There are many things to do, so many places to see when one travels to a new place. The internet is filled with the suggestions put forth by those who have visited that particular place. I had the opportunity to travel to Kochi on work related issues and keeping in mind the limited time available did visit a few places that this marvelous city offers. Here is an account of a gem of a place to visit, The Kerala Folklore Museum. Highly recommended for those who have an interest in history and beautiful artifacts, this place will definitely generate an interest to those who enters its doors.
The museum was conceived and built by a wonderful couple Mrs & Mr George Thaliath , hence is a completely private museum housing a cultural hub featuring more than 4000 cultural artifacts tracing the history of Kerala in particular and that of the Southern Region in general .
It was by a total stroke of luck that I chanced upon this place and spent a couple of hours admiring all that was showcased out there. The museum is privately owned as stated earlier and hence charges a nominal fee for admission. Spread over three floors, it is very tastefully and artfully decorated and conceptualized giving a deep glimpse into the cultural storyboard of Kerala centuries ago .
About the museum itself. Built over a span of 07 years using a composite team of over 60 artisans it is a monument of love and painstakingly recreated tribute to the glory of Kerala. Built entirely of wood it is based on three main architectural schools of thought : Malabar, Kochi and Travancore . It is these three guiding eras that played an architectural role in shaping and molding the rich cultural history of the land of Kerala.
The ground floor, right after the entrance comprises some excellent tribal art artifacts including wooden, stone and bronze sculpture, musical instruments, wood carvings, traditional paintings, jewelry, weapons, antique furniture etc. As the visitor wanders through the passageway one cannot help but being drawn into the world when once these were a part and parcel of the daily life and culture. Also situated on the ground floor is the face art section where one comes across multitudes of face masks which depict the various expressions used in the cultural and traditional dances, truly a engrossing section.
As I wandered through this floor I noticed the thought process of the people of those times whose world revolved around their belief in the Almighty above and in creating wonderful artifacts for daily use or for installation in places of worship with their own labour, there was no machine to do recreate their images which their mind visualized rather it was a labour of love.

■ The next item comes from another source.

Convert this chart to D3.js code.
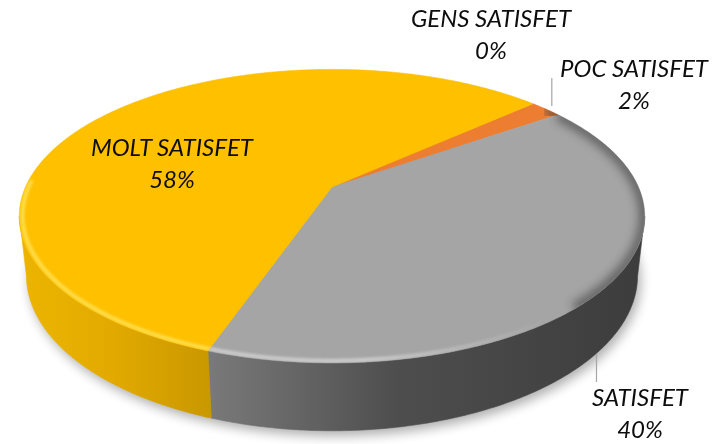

The First floor named Kalithattu displays costumes of various traditional and ritual dance forms like Theyyam, Kathakali, Mohininattyam. As one wanders into the second floor aptly named Kanjadalam , one is confronted with fascinating mural paintings and a chiseled ceiling made of 60 frames. This antique temple ceiling overseeing the theatre where ritual dances, concerts are performed for visitors is adorned with over 333 wooden sculptures and transports the visitor into the world of the yesteryear thereby creating a powerful impact of the visual medium .
After wandering through the three floors , if one desires there are small stalls that sell mementos including some gorgeous traditional clothing and jewelry too to take back home for remembrance and for the loved ones .
So , if you are in Kochi, the Queen of the Arabian Sea and have the inclination to dwelve into some opulent magnificence , then do take a trip to the Kerala Folklore Museum.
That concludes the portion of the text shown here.